Two diagonal braces reinforced the balcony span, eliminating the need for central columns like those seen in early photographs of Cochiti and Zuñi. But the abandoned structure suffered under the forces of nature and the neighbors.

Hewett reported that as late as 1858 the roof still remained in place.[35] A widowed Mrs. Kozlowski told Adolph Bandelier that her husband had removed the timbers and used them to build or roof structures (outhouses) on his property. Bandelier visited the site in 1880 and wrote of it, "The ruins first strike his [the tourist's] view: the red walls of the church stand boldly out on the barren mesilla , and to the north of it there are two low brown ridges, the remnants of the Indian houses."[36]

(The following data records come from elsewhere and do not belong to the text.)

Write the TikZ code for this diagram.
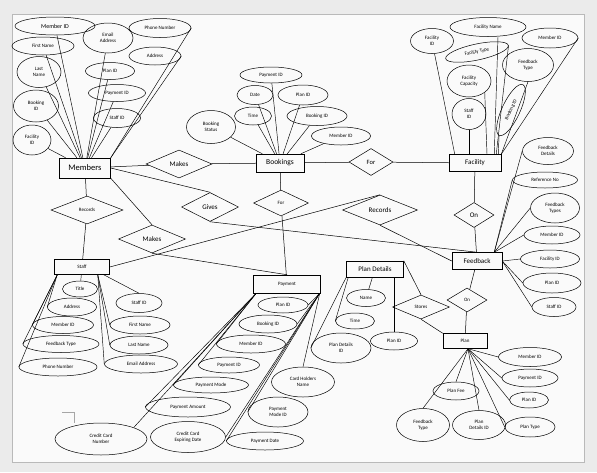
\documentclass[tikz,border=0pt]{standalone}
\usepackage{fontspec}
\setmainfont{Carlito}
\usetikzlibrary{shapes.geometric}

\tikzset{
  entity/.style={rectangle, draw, inner sep=1pt, minimum height=17pt},
  attr/.style={ellipse, draw, inner sep=0pt, align=center, font=\fontsize{5}{5.8}\selectfont},
  rel/.style={diamond, draw, inner sep=0pt, font=\fontsize{7}{8}\selectfont},
  small/.style={font=\fontsize{5}{6}\selectfont},
  link/.style={line width=0.45pt}
}

\begin{document}
\begin{tikzpicture}[x=1pt, y=-1pt, line width=0.5pt]
  \useasboundingbox (0,0) rectangle (597,472);
  \fill[gray!16] (0,0) rectangle (597,472);
  \filldraw[fill=gray!4, draw=gray!55] (12,14) rectangle (584,462);
  \draw[gray!70] (62,412) -- (74,412) -- (74,423);

  % entities
  \node[entity, minimum width=51pt, minimum height=20pt, font=\fontsize{8.5}{9}\selectfont] (members) at (85,168) {Members};
  \node[entity, minimum width=48pt, minimum height=18pt, font=\fontsize{7.5}{8}\selectfont] (bookings) at (280,163) {Bookings};
  \node[entity, minimum width=52pt, font=\fontsize{7}{8}\selectfont] (facility) at (475,163) {Facility};
  \node[entity, minimum width=50pt, font=\fontsize{7}{8}\selectfont] (feedback) at (477,261) {Feedback};
  \node[entity, minimum width=55pt, minimum height=15pt, small] (staff) at (82,267) {Staff};
  \node[entity, minimum width=67pt, minimum height=18pt, small] (payment) at (287,284) {Payment};
  \node[entity, minimum width=57pt, minimum height=16pt, font=\fontsize{7}{8}\selectfont] (planDetails) at (375,269) {Plan Details};
  \node[entity, minimum width=44pt, minimum height=15pt, small] (plan) at (465,341) {Plan};

  % relationships
  \node[rel, minimum width=66pt, minimum height=28pt] (makesTop) at (179,164) {Makes};
  \node[rel, minimum width=44pt, minimum height=27pt, font=\fontsize{6.5}{7}\selectfont] (forTop) at (371,162) {For};
  \node[rel, minimum width=40pt, minimum height=25pt] (onTop) at (474,215) {On};
  \node[rel, minimum width=72pt, minimum height=28pt, small] (recordsLeft) at (87,210) {Records};
  \node[rel, minimum width=57pt, minimum height=29pt] (gives) at (210,207) {Gives};
  \node[rel, minimum width=67pt, minimum height=28pt] (makesLow) at (152,239) {Makes};
  \node[rel, minimum width=55pt, minimum height=26pt, small] (forLow) at (281,203) {For};
  \node[rel, minimum width=75pt, minimum height=30pt] (recordsRight) at (380,210) {Records};
  \node[rel, minimum width=57pt, minimum height=24pt, small] (stores) at (421,307) {Stores};
  \node[rel, minimum width=40pt, minimum height=24pt, small] (onLow) at (467,300) {On};

  % members attributes
  \node[attr, minimum width=80pt, minimum height=18pt, font=\fontsize{6}{7}\selectfont] (mMemberId) at (55,26) {Member ID};
  \node[attr, minimum width=62pt, minimum height=18pt] (mFirstName) at (43,46) {First Name};
  \node[attr, minimum width=44pt, minimum height=31pt] (mLastName) at (39,72) {Last\\Name};
  \node[attr, minimum width=45pt, minimum height=32pt] (mBookingId) at (36,106) {Booking\\ID};
  \node[attr, minimum width=38pt, minimum height=30pt] (mFacilityId) at (32,140) {Facility\\ID};
  \node[attr, minimum width=50pt, minimum height=30pt] (mEmail) at (108,38) {Email\\Address};
  \node[attr, minimum width=62pt, minimum height=19pt] (mPhone) at (160,28) {Phone Number};
  \node[attr, minimum width=52pt, minimum height=18pt] (mAddress) at (155,56) {Address};
  \node[attr, minimum width=49pt, minimum height=17pt] (mPlanId) at (110,71) {Plan ID};
  \node[attr, minimum width=57pt, minimum height=17pt] (mPaymentId) at (117,93) {Payment ID};
  \node[attr, minimum width=47pt, minimum height=19pt] (mStaffId) at (117,118) {Staff ID};

  % bookings attributes
  \node[attr, minimum width=62pt, minimum height=16pt] (bPaymentId) at (271,75) {Payment ID};
  \node[attr, minimum width=36pt, minimum height=19pt] (bDate) at (255,95) {Date};
  \node[attr, minimum width=50pt, minimum height=20pt] (bPlanId) at (303,95) {Plan ID};
  \node[attr, minimum width=37pt, minimum height=18pt] (bTime) at (253,116) {Time};
  \node[attr, minimum width=60pt, minimum height=19pt] (bBookingId) at (317,116) {Booking ID};
  \node[attr, minimum width=49pt, minimum height=33pt] (bStatus) at (211,127) {Booking\\Status};
  \node[attr, minimum width=59pt, minimum height=18pt] (bMemberId) at (341,136) {Member ID};

  % facility attributes
  \node[attr, minimum width=43pt, minimum height=25pt] (fFacilityId) at (432,41) {Facility\\ID};
  \node[attr, minimum width=76pt, minimum height=19pt] (fName) at (488,27) {Facility Name};
  \node[attr, minimum width=56pt, minimum height=20pt] (fMemberId) at (550,38) {Member ID};
  \node[attr, minimum width=64pt, minimum height=16pt, rotate=12] (fType) at (477,52) {Facility Type};
  \node[attr, minimum width=44pt, minimum height=32pt] (fCapacity) at (469,81) {Facility\\Capacity};
  \node[attr, minimum width=51pt, minimum height=33pt] (fFeedbackType) at (528,65) {Feedback\\Type};
  \node[attr, minimum width=34pt, minimum height=31pt] (fStaffId) at (469,114) {Staff\\ID};
  \node[attr, minimum width=56pt, minimum height=18pt, rotate=65] (fBookingId) at (511,110) {Booking ID};

  % feedback attributes
  \node[attr, minimum width=51pt, minimum height=27pt] (fbDetails) at (548,151) {Feedback\\Details};
  \node[attr, minimum width=65pt, minimum height=16pt] (fbReference) at (545,180) {Reference No};
  \node[attr, minimum width=49pt, minimum height=30pt] (fbTypes) at (555,208) {Feedback\\Types};
  \node[attr, minimum width=56pt, minimum height=18pt] (fbMemberId) at (552,235) {Member ID};
  \node[attr, minimum width=59pt, minimum height=18pt] (fbFacilityId) at (550,259) {Facility ID};
  \node[attr, minimum width=58pt, minimum height=20pt] (fbPlanId) at (552,283) {Plan ID};
  \node[attr, minimum width=44pt, minimum height=19pt] (fbStaffId) at (554,307) {Staff ID};

  % staff attributes
  \node[attr, minimum width=35pt, minimum height=16pt] (sTitle) at (80,289) {Title};
  \node[attr, minimum width=49pt, minimum height=18pt] (sAddress) at (72,307) {Address};
  \node[attr, minimum width=61pt, minimum height=17pt] (sMemberId) at (63,325) {Member ID};
  \node[attr, minimum width=76pt, minimum height=17pt] (sFeedbackType) at (61,344) {Feedback Type};
  \node[attr, minimum width=78pt, minimum height=18pt] (sPhone) at (58,367) {Phone Number};
  \node[attr, minimum width=46pt, minimum height=19pt] (sStaffId) at (139,303) {Staff ID};
  \node[attr, minimum width=60pt, minimum height=18pt] (sFirstName) at (140,325) {First Name};
  \node[attr, minimum width=58pt, minimum height=18pt] (sLastName) at (139,345) {Last Name};
  \node[attr, minimum width=73pt, minimum height=18pt] (sEmail) at (141,364) {Email Address};

  % payment attributes
  \node[attr, minimum width=50pt, minimum height=16pt] (pPlanId) at (283,305) {Plan ID};
  \node[attr, minimum width=58pt, minimum height=18pt] (pBookingId) at (268,324) {Booking ID};
  \node[attr, minimum width=69pt, minimum height=18pt] (pMemberId) at (251,344) {Member ID};
  \node[attr, minimum width=61pt, minimum height=16pt] (pPaymentId) at (229,365) {Payment ID};
  \node[attr, minimum width=75pt, minimum height=16pt] (pMode) at (211,385) {Payment Mode};
  \node[attr, minimum width=85pt, minimum height=20pt] (pAmount) at (188,407) {Payment Amount};
  \node[attr, minimum width=75pt, minimum height=31pt] (pExpiry) at (188,437) {Credit Card\\Expiring Date};
  \node[attr, minimum width=63pt, minimum height=30pt] (pHolder) at (303,382) {Card Holders\\Name};
  \node[attr, minimum width=60pt, minimum height=30pt] (pModeId) at (278,412) {Payment\\Mode ID};
  \node[attr, minimum width=77pt, minimum height=18pt] (pDate) at (265,441) {Payment Date};
  \node[attr, minimum width=92pt, minimum height=32pt] (pCardNo) at (101,439) {Credit Card\\Number};

  % plan details attributes
  \node[attr, minimum width=39pt, minimum height=17pt] (pdName) at (366,298) {Name};
  \node[attr, minimum width=39pt, minimum height=16pt] (pdTime) at (355,321) {Time};
  \node[attr, minimum width=60pt, minimum height=30pt] (pdId) at (341,348) {Plan Details\\ID};
  \node[attr, minimum width=47pt, minimum height=18pt] (pdPlanId) at (394,341) {Plan ID};

  % plan attributes
  \node[attr, minimum width=63pt, minimum height=19pt] (plMemberId) at (530,357) {Member ID};
  \node[attr, minimum width=56pt, minimum height=18pt] (plPaymentId) at (530,378) {Payment ID};
  \node[attr, minimum width=39pt, minimum height=16pt] (plPlanId) at (529,400) {Plan ID};
  \node[attr, minimum width=50pt, minimum height=20pt] (plType) at (530,427) {Plan Type};
  \node[attr, minimum width=46pt, minimum height=18pt] (plFee) at (456,391) {Plan Fee};
  \node[attr, minimum width=53pt, minimum height=33pt] (plFeedbackType) at (423,425) {Feedback\\Type};
  \node[attr, minimum width=53pt, minimum height=29pt] (plDetailsId) at (479,425) {Plan\\Details ID};

  % relationship links
  \draw (members) -- (makesTop) -- (bookings);
  \draw (bookings) -- (forTop) -- (facility);
  \draw (facility) -- (onTop) -- (feedback);
  \draw (members) -- (recordsLeft) -- (staff);
  \draw (members.east) -- (gives.north);
  \draw (gives.south) -- (feedback.north);
  \draw (members.south east) -- (makesLow.north);
  \draw (makesLow.south) -- (payment.north);
  \draw (staff.east) -- (recordsRight.north);
  \draw (recordsRight.south) -- (feedback.west);
  \draw (bookings) -- (forLow) -- (payment);
  \draw (planDetails.north east) -- (stores.north);
  \draw (stores.south) -- (plan.north west);
  \draw (feedback) -- (onLow) -- (plan);

  % attribute links
  \begin{scope}[link]
    \foreach \a in {mMemberId, mFirstName, mLastName, mBookingId, mFacilityId, mEmail, mPlanId, mPaymentId, mStaffId}
      \draw (\a) -- (members);
    \draw (mPhone.east) -- (members.north east);
    \draw (mAddress.east) -- (members.north east);

    \foreach \a in {bPaymentId, bDate, bPlanId, bTime, bBookingId, bStatus, bMemberId}
      \draw (\a) -- (bookings);

    \draw (fFacilityId) -- ([xshift=6pt]facility.north west);
    \draw ([xshift=10pt]fName.south) -- ([xshift=-7pt]facility.north east);
    \draw (fType.east) -- ([xshift=-5pt]facility.north east);
    \draw (fCapacity.south east) -- ([xshift=12pt]facility.north);
    \draw (fStaffId.south) -- (fStaffId.south |- facility.north);
    \draw (fBookingId.west) -- ([xshift=-3pt]facility.north east);
    \draw (fMemberId.east) -- (facility.north east);
    \draw (fFeedbackType.south) -- (facility.north east);

    \foreach \a in {fbDetails, fbReference, fbTypes, fbMemberId}
      \draw (\a.west) -- ([xshift=-8pt]feedback.north east);
    \foreach \a in {fbFacilityId, fbPlanId, fbStaffId}
      \draw (\a.west) -- (feedback.east);

    \foreach \a in {sPhone, sFeedbackType, sMemberId, sAddress}
      \draw (\a.west) -- ([xshift=3pt]staff.south west);
    \draw (sTitle) -- (staff);
    \draw (sStaffId.north) -- ([xshift=-6pt]staff.south east);
    \foreach \a in {sFirstName, sLastName, sEmail}
      \draw (\a.west) -- ([xshift=-12pt]staff.south east);

    \foreach \a in {pCardNo.north east, pAmount.west, pMode.west, pPaymentId.west, pMemberId.west}
      \draw (\a) -- ([xshift=3pt]payment.south west);
    \foreach \a in {pPlanId.east, pBookingId.east, pHolder.north, pModeId.west, pDate.west, pExpiry.east}
      \draw (\a) -- ([xshift=-1pt]payment.south east);

    \draw (pdName) -- (planDetails);
    \draw (pdPlanId.north) -- (pdPlanId.north |- planDetails.south);
    \draw (pdTime.west) -- ([xshift=2pt]planDetails.south west);
    \draw (pdId.west) -- (planDetails.south west);

    \foreach \a in {plMemberId.west, plPaymentId.west, plPlanId.west, plType.west, plDetailsId.north, plFee.north, plFeedbackType.north}
      \draw (\a) -- ([xshift=3pt]plan.south);
  \end{scope}
\end{tikzpicture}
\end{document}
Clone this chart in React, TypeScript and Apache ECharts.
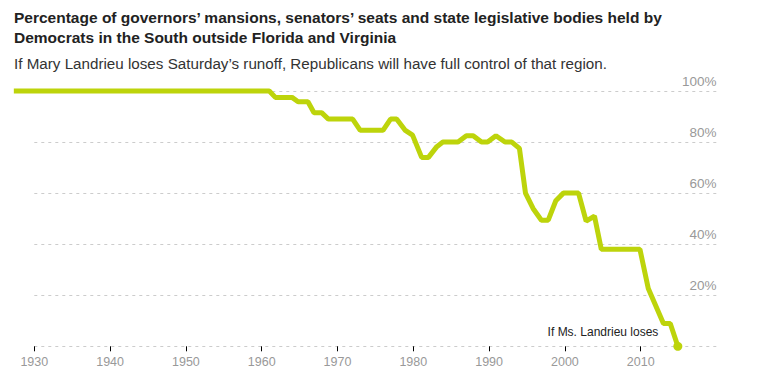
import React, { useEffect, useRef } from "react";
import * as echarts from "echarts";

const titleText =
  "Percentage of governors’ mansions, senators’ seats and state legislative bodies held by\nDemocrats in the South outside Florida and Virginia";
const subtitleText =
  "If Mary Landrieu loses Saturday’s runoff, Republicans will have full control of that region.";
const annotationText = "If Ms. Landrieu loses";

const years = [
  1927.3, 1961.0, 1961.8, 1964.0, 1964.8, 1966.1, 1966.9, 1967.9, 1968.8, 1972.0,
  1973.0, 1976.0, 1977.0, 1977.8, 1978.9, 1979.9, 1981.1, 1982.0, 1983.1, 1983.9,
  1985.9, 1987.0, 1987.9, 1989.0, 1989.8, 1990.9, 1992.1, 1993.0, 1994.0, 1994.8,
  1995.8, 1996.9, 1997.8, 1998.8, 1999.8, 2001.8, 2002.8, 2003.9, 2004.8, 2009.9,
  2011.0, 2013.0, 2013.9, 2014.9,
];
const share = [
  100, 100, 97.5, 97.5, 95.8, 95.8, 91.5, 91.5, 89, 89,
  84.6, 84.6, 89, 89, 84.7, 82.7, 74, 74, 78.2, 80,
  80, 82.5, 82.5, 80, 80, 82.5, 80, 80, 77.5, 60,
  54, 49.4, 49.4, 57, 60, 60, 49, 51, 38, 38,
  22.6, 8.9, 8.9, 0,
];
const xTicks = [1930, 1940, 1950, 1960, 1970, 1980, 1990, 2000, 2010];
const yTicks = [20, 40, 60, 80, 100];
const axisStart = 1930;
const axisEnd = 2020;

export default function App() {
  const ref = useRef<HTMLDivElement>(null);
  useEffect(() => {
    if (!ref.current) return;
    const chart = echarts.init(ref.current, undefined, { renderer: "svg" });
    const last = years.length - 1;
    const gridLeft = 34.3;
    const gridRight = 54.5;
    const pxPerYear = (771 - gridLeft - gridRight) / (axisEnd - axisStart);
    const dataStart = years[0];
    const lineGridLeft = gridLeft - (axisStart - dataStart) * pxPerYear;
    const data = years.map((y, i) =>
      i === last
        ? {
            value: [y, share[i]],
            symbol: "circle",
            symbolSize: 9,
            label: {
              show: true,
              formatter: annotationText,
              position: "left",
              distance: 15,
              offset: [0, -14],
              color: "#222",
              fontSize: 12,
              fontFamily: "Liberation Sans, Arial, sans-serif",
            },
          }
        : { value: [y, share[i]], symbol: "none" }
    );
    chart.setOption({
      animation: false,
      title: [
        {
          text: titleText,
          left: 14,
          top: 7,
          padding: 0,
          textStyle: {
            fontFamily: "Liberation Sans, Arial, sans-serif",
            fontWeight: "bold",
            fontSize: 15.5,
            lineHeight: 20,
            color: "#222",
          },
        },
        {
          text: subtitleText,
          left: 14,
          top: 55,
          padding: 0,
          textStyle: {
            fontFamily: "Liberation Sans, Arial, sans-serif",
            fontWeight: "normal",
            fontSize: 15.2,
            lineHeight: 16,
            color: "#333",
          },
        },
      ],
      grid: [
        { left: gridLeft, right: gridRight, top: 91, bottom: 32.7, containLabel: false },
        { left: lineGridLeft, right: gridRight, top: 91, bottom: 32.7, containLabel: false },
      ],
      xAxis: [
        {
          type: "value",
          gridIndex: 0,
          min: axisStart,
          max: axisEnd,
          interval: 10,
          axisLine: { show: false },
          axisTick: {
            show: true,
            customValues: xTicks,
            length: 5,
            lineStyle: { color: "#000", width: 1 },
          },
          axisLabel: {
            customValues: xTicks,
            color: "#999",
            fontSize: 12.5,
            fontFamily: "Liberation Sans, Arial, sans-serif",
            margin: 9,
            formatter: (v: number) => String(v),
          },
          splitLine: { show: false },
        },
        {
          type: "value",
          gridIndex: 1,
          min: dataStart,
          max: axisEnd,
          show: false,
        },
      ],
      yAxis: [
        {
          type: "value",
          gridIndex: 0,
          min: 0,
          max: 100,
          interval: 20,
          position: "right",
          axisLine: { show: false },
          axisTick: { show: false },
          axisLabel: {
            inside: true,
            customValues: yTicks,
            margin: 0,
            color: "#999",
            fontSize: 13.5,
            fontFamily: "Liberation Sans, Arial, sans-serif",
            verticalAlign: "bottom",
            padding: [0, 0, 3, 0],
            formatter: (v: number) => v + "%",
          },
          splitLine: {
            show: true,
            lineStyle: { color: "#ccc", type: [3, 4], width: 1 },
          },
        },
        {
          type: "value",
          gridIndex: 1,
          min: 0,
          max: 100,
          show: false,
        },
      ],
      series: [
        {
          type: "line",
          xAxisIndex: 1,
          yAxisIndex: 1,
          data,
          clip: false,
          showSymbol: true,
          itemStyle: { color: "#bdd40b" },
          lineStyle: { color: "#bdd40b", width: 5 },
          z: 3,
        },
      ],
    });
    return () => chart.dispose();
  }, []);
  return (
    <div
      ref={ref}
      style={{ position: "fixed", left: 0, top: 0, width: 771, height: 379, background: "#fff" }}
    />
  );
}
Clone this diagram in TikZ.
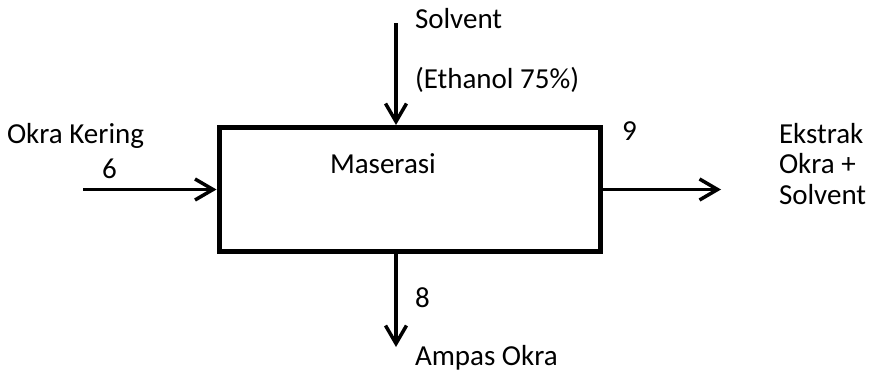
\documentclass[tikz,border=0pt]{standalone}
\usepackage{fontspec}
\setmainfont{Carlito}
\usetikzlibrary{arrows.meta}

\tikzset{
  lbl/.style={anchor=base west, inner sep=0pt, outer sep=0pt,
    font=\fontsize{29}{31}\selectfont},
  unit/.style={draw=black, line width=5pt, fill=white,
    minimum width=381pt, minimum height=124pt, inner sep=0pt},
  flow/.style={draw=black, line width=3.5pt,
    -{Straight Barb[length=18pt,width=21pt,line width=3.5pt]}},
}

\begin{document}
\begin{tikzpicture}[x=1pt,y=-1pt]
  \useasboundingbox (0,0) rectangle (870,372);

  % process unit
  \node[unit] (box) at (409.5,189.5) {};
  \node[lbl] (maserasi) at (330,173) {Maserasi};

  % solvent feed from the top
  \coordinate (solvIn) at (396,23);
  \draw[flow] (solvIn) -- (solvIn |- box.north);
  \node[lbl] (solv1) at (415,28) {Solvent};
  \node[lbl] (solv2) at (415,88) {(Ethanol 75\%)};

  % dried okra feed from the left
  \coordinate (okraIn) at (83,189.5);
  \draw[flow] (okraIn) -- (box.west);
  \node[lbl] (okra) at (7,143) {Okra Kering};
  \node[lbl] (s6) at (102,178) {6};

  % extract leaving to the right
  \coordinate (extOut) at (721,189.5);
  \draw[flow] (box.east) -- (extOut);
  \node[lbl] (s9) at (622,140) {9};
  \node[lbl] (ext1) at (779,143) {Ekstrak};
  \node[lbl] (ext2) at (779,173.5) {Okra +};
  \node[lbl] (ext3) at (779,204) {Solvent};

  % residue leaving at the bottom
  \coordinate (ampOut) at (396,347);
  \draw[flow] (ampOut |- box.south) -- (ampOut);
  \node[lbl] (s8) at (415,307) {8};
  \node[lbl] (ampas) at (415,365) {Ampas Okra};
\end{tikzpicture}
\end{document}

In 1915 a significant chapter in New World archaeology was inaugurated with the beginning of excavation at Pecos by Alfred Vincent Kidder, who was followed by Jesse L. Nusbaum of the Museum of New Mexico. The site was registered as a state monument in 1935, and in 1965 it was elevated to National Monument status, administered by the National Park Service. The area of the monument was further increased in the 1970s with the donation of additional land.[37] A new interpretive center was added early in the 1980s.

The imposing red mass of the church dominates the site and the valley—an earthen lump that can be seen from miles away. Visiting the site, one will see not only the church and convento ruins and the pueblo structure but also the stabilized foundations of the second church, easily ascertained by its dentilated profile—the foundation of the "six towers" cited by Vetancurt. On the narrow mesilla at Pecos, one derives a clear picture not only of the sequencing of the four structures that occupied the land over a period of two centuries, but also of the relationship of the church to the pueblo. At first the church was separate from the pueblo; later, perhaps for defense, the church was closer or even abutting the village; but it was always a distinct entity that relied primarily on the topography of the ridge for its sense of connection.